I’m not sure where I read it.  I think it might have been THE MEDICI EFFECT.  The theme was innovation and what I found fascinating was that the most creative centers were city sections where the city blocks were not long and had a mixture of business tenants.  By mixture what they meant was that some were in little, tiny offices and some were in big, giant ones; some were established and had been there for several years and others were new and had been there only several months.  Some did high end business and some did low end.  Some did art.  Some, food.  Some, computers. 

Because of the mix and layout, people walked.  The people who walked were different – wearing suits, wearing t-shirts, business comfortable, business hungry, and so on.  They passed each other’s stores.  They stood at the traffic lights together.  They chatted together at the hot-dog vendor. 

With long blocks people didn’t walk.  When the tenants were all big law firms they just wore suits and nobody went to the hot-dog vendor.  When the tenants were all start-ups in storefronts there wasn’t really much cash floating around.  What the mix and layout did was bring new and old, lean and fat, this outlook and that expertise, this need and that asset all together. 

How could churches get this cross pollination going?  If most of the members have belonged for three years or more, there's not much pollination.  If most of the leadership is what it was five years ago, there's not much pollination.  But diagnosing "not much pollination" or prescribing "pollination" is not as easy as saying how it happens.  How can it happen in churches?  Let's talk.

Monday, February 4, 2013

The Way We Do It Here

I grew up in a military family and one of the features of that life is moving.  We moved every couple of years.  What's behind moving personnel?  Is it just filling vacancies as when someone has retired or been promoted?  Yes, that's some of it.  But some of it has to do with keeping things fresh. 

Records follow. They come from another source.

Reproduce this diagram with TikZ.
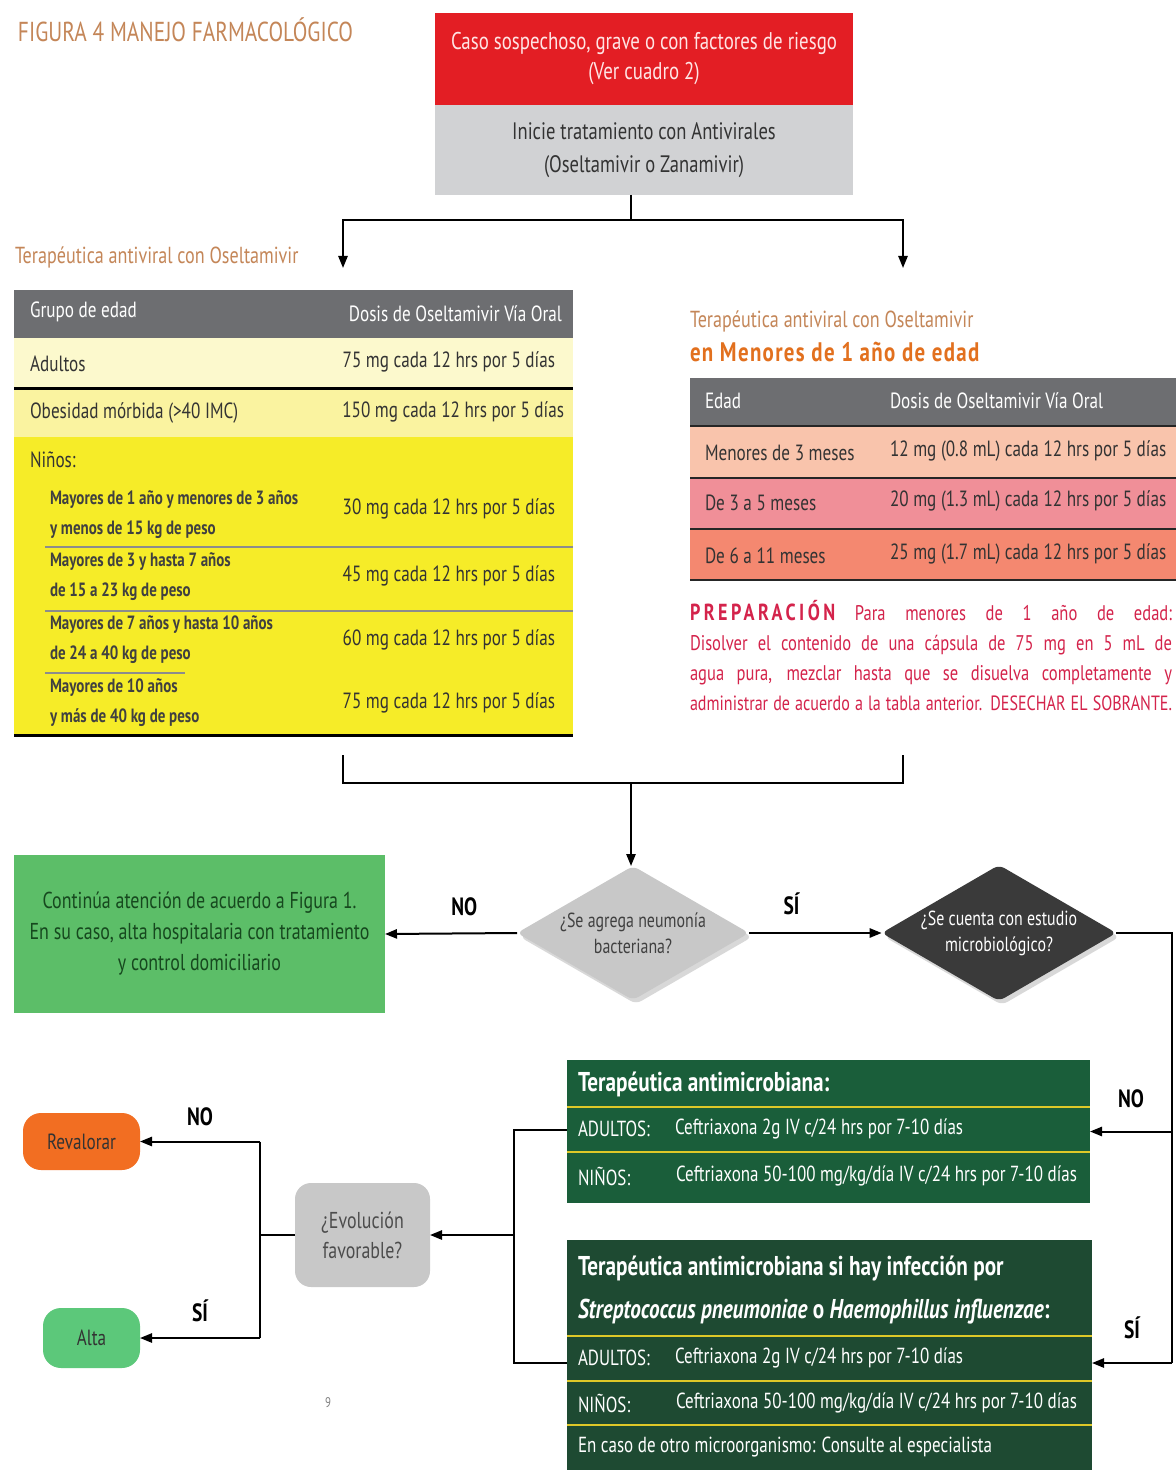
\documentclass[tikz,border=0pt]{standalone}
\usepackage{fontspec}
\setmainfont[FakeStretch=0.78]{PT Sans}
\usepackage{xcolor}
\usepackage{tikz}
\usetikzlibrary{arrows.meta,positioning,calc,shapes.geometric,shadows}
\definecolor{casored}{RGB}{227,30,36}
\definecolor{boxgray}{RGB}{209,210,212}
\definecolor{headgray}{RGB}{109,110,113}
\definecolor{headtan}{RGB}{196,134,88}
\definecolor{orangebold}{RGB}{226,112,30}
\definecolor{paley}{RGB}{252,249,205}
\definecolor{midy}{RGB}{250,243,160}
\definecolor{brighty}{RGB}{246,236,40}
\definecolor{peach}{RGB}{249,196,172}
\definecolor{rose}{RGB}{240,143,152}
\definecolor{salmon}{RGB}{244,136,112}
\definecolor{crimson}{RGB}{212,35,75}
\definecolor{leaf}{RGB}{92,190,104}
\definecolor{leaftext}{RGB}{22,72,30}
\definecolor{pine}{RGB}{26,94,58}
\definecolor{pinedark}{RGB}{30,74,50}
\definecolor{rulegold}{RGB}{222,200,40}
\definecolor{pumpkin}{RGB}{242,110,34}
\definecolor{mint}{RGB}{92,200,122}
\definecolor{qlight}{RGB}{200,200,200}
\definecolor{qdark}{RGB}{58,58,58}

\begin{document}
\begin{tikzpicture}[x=0.5pt, y=-0.5pt, >={Triangle[length=6pt,width=4.6pt]}, line width=1pt,
  every node/.style={inner sep=0pt, outer sep=0pt},
  cell/.style={anchor=west, font=\fontsize{11}{12}\selectfont, text=black!80},
  dose/.style={anchor=east, font=\fontsize{11}{12}\selectfont, text=black!80},
  sub/.style={anchor=west, align=left, font=\bfseries\fontsize{9.6}{15}\selectfont, text=black!75},
  rx/.style={anchor=west, font=\fontsize{10.9}{12}\selectfont, text=white},
  rxhead/.style={anchor=west, font=\bfseries\fontsize{13.6}{14}\selectfont, text=white},
  yesno/.style={font=\bfseries\fontsize{12.5}{14}\selectfont},
  ask/.style={diamond, rounded corners=3pt, aspect=1.75, align=center, font=\fontsize{10.2}{13}\selectfont,
    drop shadow={opacity=0.3, shadow xshift=1.5pt, shadow yshift=-2pt}},
  pill/.style={rounded corners=9pt, font=\fontsize{11}{13}\selectfont, text=black!80}]
\useasboundingbox[fill=white] (0,0) rectangle (1176,1470);

% title and first step
\node[anchor=west, text=headtan, font=\fontsize{13.7}{15}\selectfont] (title) at (18,30) {FIGURA 4 MANEJO FARMACOLÓGICO};
\node[fill=casored, minimum width=209pt, minimum height=46pt, align=center, text=white!90!red, font=\fontsize{12.1}{15}\selectfont] (caso) at (644,59) {Caso sospechoso, grave o con factores de riesgo\\(Ver cuadro 2)};
\node[fill=boxgray, minimum width=209pt, minimum height=45pt, align=center, text=black!80, font=\fontsize{11.9}{16.5}\selectfont] (inicie) at (644,150) {Inicie tratamiento con Antivirales\\(Oseltamivir o Zanamivir)};
\coordinate (split) at (631,220);
\coordinate (adultarr) at (343,268);
\coordinate (infantarr) at (903,268);
\draw (inicie.south -| split) -- (split);
\draw[->] (split) -| (adultarr);
\draw[->] (split) -| (infantarr);

% oseltamivir table
\node[anchor=west, text=headtan, font=\fontsize{11.6}{13}\selectfont] (adulthead) at (15,257) {Terapéutica antiviral con Oseltamivir};
\fill[headgray] (14,290) rectangle (573,338);
\fill[paley] (14,338) rectangle (573,389);
\fill[midy] (14,389) rectangle (573,437);
\fill[brighty] (14,437) rectangle (573,735);
\draw[line width=1.5pt] (14,389) -- (573,389);
\draw[line width=1.5pt] (14,735) -- (573,735);
\foreach \y in {547,611} \draw[line width=0.6pt, black!45] (45,\y) -- (573,\y);
\draw[line width=0.6pt, black!45] (45,673) -- (185,673);
\node[cell, text=white] (grupo) at (30,312) {Grupo de edad};
\node[dose, text=white] (dosis) at (562,314) {Dosis de Oseltamivir Vía Oral};
\node[cell] (adultos) at (30,364) {Adultos};
\node[dose] (adultosd) at (555,362) {75 mg cada 12 hrs por 5 días};
\node[cell] (obesidad) at (30,413) {Obesidad mórbida (>40 IMC)};
\node[dose] (obesidadd) at (564,412) {150 mg cada 12 hrs por 5 días};
\node[cell] (ninos) at (30,460) {Niños:};
\node[sub] (ninoa) at (50,515) {Mayores de 1 año y menores de 3 años\\y menos de 15 kg de peso};
\node[dose] (ninoad) at (555,509) {30 mg cada 12 hrs por 5 días};
\node[sub] (ninob) at (50,577) {Mayores de 3 y hasta 7 años\\de 15 a 23 kg de peso};
\node[dose] (ninobd) at (555,576) {45 mg cada 12 hrs por 5 días};
\node[sub] (ninoc) at (50,640) {Mayores de 7 años y hasta 10 años\\de 24 a 40 kg de peso};
\node[dose] (ninocd) at (555,640) {60 mg cada 12 hrs por 5 días};
\node[sub] (ninod) at (50,703) {Mayores de 10 años\\y más de 40 kg de peso};
\node[dose] (ninodd) at (555,703) {75 mg cada 12 hrs por 5 días};

% under one year table
\node[anchor=west, text=headtan, font=\fontsize{11.6}{13}\selectfont] (infanthead) at (690,321) {Terapéutica antiviral con Oseltamivir};
\node[anchor=west, text=orangebold, font=\bfseries\fontsize{13.4}{14}\selectfont\addfontfeature{LetterSpace=5}] (infantsub) at (690,352) {en Menores de 1 año de edad};
\fill[headgray] (690,378) rectangle (1176,426);
\fill[peach] (690,426) rectangle (1176,478);
\fill[rose] (690,478) rectangle (1176,529);
\fill[salmon] (690,529) rectangle (1176,580);
\foreach \y in {426,478,529,580} \draw[line width=1.2pt, black!85] (690,\y) -- (1176,\y);
\node[cell, text=white] (edad) at (705,401) {Edad};
\node[cell, text=white] (edadd) at (890,401) {Dosis de Oseltamivir Vía Oral};
\node[cell] (mtres) at (705,453) {Menores de 3 meses};
\node[cell] (mtresd) at (890,451) {12 mg (0.8 mL) cada 12 hrs por 5 días};
\node[cell] (mcinco) at (705,503) {De 3 a 5 meses};
\node[cell] (mcincod) at (890,501) {20 mg (1.3 mL) cada 12 hrs por 5 días};
\node[cell] (monce) at (705,556) {De 6 a 11 meses};
\node[cell] (monced) at (890,554) {25 mg (1.7 mL) cada 12 hrs por 5 días};
\node[anchor=north west, text width=241pt, align=justify, text=crimson, font=\fontsize{10.6}{15}\selectfont] (prep) at (690,600)
  {\parfillskip=0pt {\bfseries\fontsize{11.6}{15}\selectfont\addfontfeature{LetterSpace=15}PREPARACIÓN} Para menores de 1 año de edad:\linebreak Disolver el contenido de una cápsula de 75 mg en 5 mL de\linebreak agua pura, mezclar hasta que se disuelva completamente y\linebreak {\fontsize{10.3}{15}\selectfont administrar de acuerdo a la tabla anterior. DESECHAR EL SOBRANTE.}\par};

% merge into decision
\coordinate (joinl) at (343,755);
\coordinate (joinr) at (903,755);
\coordinate (merge) at (631,783);
\draw (joinl) |- (joinr |- merge) -- (joinr);
\node[ask, fill=qlight, minimum width=116pt, minimum height=67pt, text=black!75] (pneu) at (633,933) {¿Se agrega neumonía\\bacteriana?};
\node[ask, fill=qdark, minimum width=115pt, minimum height=68pt, text=white] (micro) at (999,933) {¿Se cuenta con estudio\\microbiológico?};
\draw[->] (merge) -- (pneu.north -| merge);
\node[fill=leaf, minimum width=185.5pt, minimum height=79pt, align=center, text=leaftext, font=\fontsize{11.5}{15.5}\selectfont] (cont) at (199.5,934) {Continúa atención de acuerdo a Figura 1.\\En su caso, alta hospitalaria con tratamiento\\y control domiciliario};
\draw[->] (pneu.west) -- (cont.east) node[yesno, pos=0.4, above=9pt] {NO};
\draw[->] (pneu.east) -- (micro.west) node[yesno, pos=0.32, above=9pt] {SÍ};

% antimicrobial boxes
\node[fill=pine, minimum width=261.5pt, minimum height=71.5pt] (abone) at (828.5,1131.5) {};
\draw[rulegold, line width=1pt] (567,1107) -- (1090,1107) (567,1152) -- (1090,1152);
\node[rxhead] (abonet) at (578,1084) {Terapéutica antimicrobiana:};
\node[rx] (abonea) at (578,1129) {ADULTOS:};
\node[rx] (abonead) at (675,1129) {Ceftriaxona 2g IV c/24 hrs por 7-10 días};
\node[rx] (abonen) at (578,1176) {NIÑOS:};
\node[rx] (abonend) at (676,1176) {Ceftriaxona 50-100 mg/kg/día IV c/24 hrs por 7-10 días};
\node[fill=pinedark, minimum width=262.5pt, minimum height=115pt] (abtwo) at (829.5,1355) {};
\draw[rulegold, line width=1pt] (567,1336) -- (1092,1336) (567,1381) -- (1092,1381) (567,1425) -- (1092,1425);
\node[rxhead] (abtwot) at (578,1268) {Terapéutica antimicrobiana si hay infección por};
\node[rxhead] (abtwos) at (578,1312) {\textit{Streptococcus pneumoniae} o \textit{Haemophillus influenzae}:};
\node[rx] (abtwoa) at (578,1358) {ADULTOS:};
\node[rx] (abtwoad) at (675,1358) {Ceftriaxona 2g IV c/24 hrs por 7-10 días};
\node[rx] (abtwon) at (578,1403) {NIÑOS:};
\node[rx] (abtwond) at (676,1403) {Ceftriaxona 50-100 mg/kg/día IV c/24 hrs por 7-10 días};
\node[rx] (otro) at (578,1447) {En caso de otro microorganismo: Consulte al especialista};

\coordinate (rtop) at (1172,933);
\coordinate (rbot) at (1172,1363);
\draw (micro.east) -- (rtop) -- (rbot);
\draw[->] (rtop |- abone.east) -- (abone.east) node[yesno, midway, above=12pt] {NO};
\draw[->] (rbot) -- (rbot -| abtwo.east) node[yesno, midway, above=12pt] {SÍ};

% evolution
\node[fill=qlight, rounded corners=8pt, minimum width=67.5pt, minimum height=52pt, align=center, text=black!70, font=\fontsize{11.5}{15}\selectfont] (evo) at (362.5,1235) {¿Evolución\\favorable?};
\coordinate (ltop) at (514,1130);
\coordinate (lbot) at (514,1363);
\draw (abone.west |- ltop) -- (ltop) -- (lbot) -- (lbot -| abtwo.west);
\draw[->] (ltop |- evo.east) -- (evo.east);
\node[pill, fill=pumpkin, minimum width=58.5pt, minimum height=28.5pt] (reval) at (81.5,1141.5) {Revalorar};
\node[pill, fill=mint, minimum width=48.5pt, minimum height=30pt] (alta) at (91.5,1338) {Alta};
\coordinate (etop) at (260,1141.5);
\coordinate (ebot) at (260,1338);
\draw (evo.west) -- (evo.west -| etop);
\draw (etop) -- (ebot);
\draw[->] (etop) -- (reval.east) node[yesno, midway, above=8pt] {NO};
\draw[->] (ebot) -- (alta.east) node[yesno, midway, above=8pt] {SÍ};
\node[text=black!50, font=\fontsize{7}{8}\selectfont] (pagenum) at (328,1403) {9};
\end{tikzpicture}
\end{document}
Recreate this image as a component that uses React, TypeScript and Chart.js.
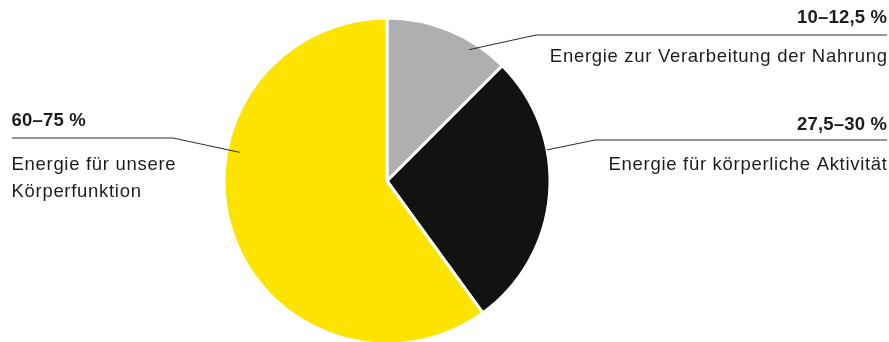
import React, { useEffect, useRef } from "react";
import { Chart, registerables } from "chart.js";

Chart.register(...registerables);

const categories = [
  "Energie zur Verarbeitung der Nahrung",
  "Energie für körperliche Aktivität",
  "Energie für unsere Körperfunktion",
];
const values = [12.5, 27.5, 60];
const valueLabels = ["10–12,5 %", "27,5–30 %", "60–75 %"];
const descLines = [
  ["Energie zur Verarbeitung der Nahrung"],
  ["Energie für körperliche Aktivität"],
  ["Energie für unsere", "Körperfunktion"],
];
const colors = ["#AEAFAE", "#121210", "#FCE300"];

// layout of the annotation callouts (positions only)
const callouts = [
  { angle: 32, rFrac: 0.95, elbow: [536, 35], lineEnd: 887, align: "right", x: 887, valueY: 22.5, descY: [61.5] },
  { angle: 79, rFrac: 1.0, elbow: [595, 140], lineEnd: 887, align: "right", x: 887, valueY: 130, descY: [170] },
  { angle: 281, rFrac: 0.92, elbow: [173, 138], lineEnd: 12, align: "left", x: 11.5, valueY: 125.5, descY: [170, 197] },
];

const TEXT = "#1d1d1b";
const FONT = '"Liberation Sans", Arial, Helvetica, sans-serif';
const BOLD_SPACING = 0.2;
const REG_SPACING = 0.7;

const calloutPlugin = {
  id: "calloutPlugin",
  afterDatasetsDraw(chart: any) {
    const ctx = chart.ctx as CanvasRenderingContext2D;
    const meta = chart.getDatasetMeta(0);
    ctx.save();
    meta.data.forEach((arc: any, i: number) => {
      const c = callouts[i];
      if (!c) return;
      const a = ((c.angle - 90) * Math.PI) / 180;
      const r = arc.outerRadius * c.rFrac;
      const ax = arc.x + r * Math.cos(a);
      const ay = arc.y + r * Math.sin(a);
      ctx.strokeStyle = "#2a2a28";
      ctx.lineWidth = 1;
      ctx.beginPath();
      ctx.moveTo(ax, ay);
      ctx.lineTo(c.elbow[0], c.elbow[1]);
      ctx.lineTo(c.lineEnd, c.elbow[1]);
      ctx.stroke();

      ctx.fillStyle = TEXT;
      ctx.textBaseline = "alphabetic";
      ctx.textAlign = c.align as CanvasTextAlign;
      const anyCtx = ctx as any;
      anyCtx.letterSpacing = `${BOLD_SPACING}px`;
      ctx.font = `bold 18.5px ${FONT}`;
      const shiftB = c.align === "right" ? BOLD_SPACING : 0;
      ctx.fillText(valueLabels[i], c.x + shiftB, c.valueY);
      anyCtx.letterSpacing = `${REG_SPACING}px`;
      ctx.font = `18.5px ${FONT}`;
      const shiftR = c.align === "right" ? REG_SPACING : 0;
      descLines[i].forEach((line, j) => {
        ctx.fillText(line, c.x + shiftR, c.descY[j]);
      });
      anyCtx.letterSpacing = "0px";
    });
    ctx.restore();
  },
};

export default function App() {
  const canvasRef = useRef<HTMLCanvasElement | null>(null);

  useEffect(() => {
    if (!canvasRef.current) return;
    const chart = new Chart(canvasRef.current, {
      type: "pie",
      data: {
        labels: categories,
        datasets: [
          {
            data: values,
            backgroundColor: colors,
            borderColor: "#ffffff",
            borderWidth: 3,
            clip: false as any,
          } as any,
        ],
      },
      options: {
        animation: false,
        responsive: false,
        devicePixelRatio: 1,
        radius: 163,
        layout: { padding: { left: 0, right: 115, top: 20, bottom: 0 } },
        plugins: {
          legend: { display: false },
          tooltip: { enabled: false },
        },
      } as any,
      plugins: [calloutPlugin],
    });
    return () => chart.destroy();
  }, []);

  return (
    <div
      style={{
        position: "fixed",
        left: 0,
        top: 0,
        width: 889,
        height: 342,
        overflow: "hidden",
        background: "#ffffff",
      }}
    >
      <canvas ref={canvasRef} width={889} height={342} style={{ display: "block" }} />
    </div>
  );
}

No doubt there is a lot of positive power associated with people being in place for a long period of time.  They know who's who and what's what.  Call so and so if you want this done.  The thing-a-ma-bob is under the copy machine.  The reason we don't have one of those is that the hurricane twenty years ago knocked it down. 

That same positive can be also restricting.  "We've always done it that way" may have been fine for yesteryear and for all of us.  But what if it isn't for today and the people we need to gain for tomorrow?  What if there is new wine needed and all there are are old wineskins?  It's a pain to move house but it is good for throwing out stuff you don't need anymore that you would have held on to if you weren't moving. 

Sometimes I think the Methodists have it right to move pastors every five or six years.  It keeps a congregation from getting too in a rut.  Upsetting?  Yes.  Helpful?  Perhaps. 

And if you change the pastor but the session and staff stays the same throughout the pastoral changes? 

I don't know where I am going with all this except perhaps to say that we may need an earthquake to rearrange things and sometimes they come in nature or by accident.  How could we get the benefits of restructure by design?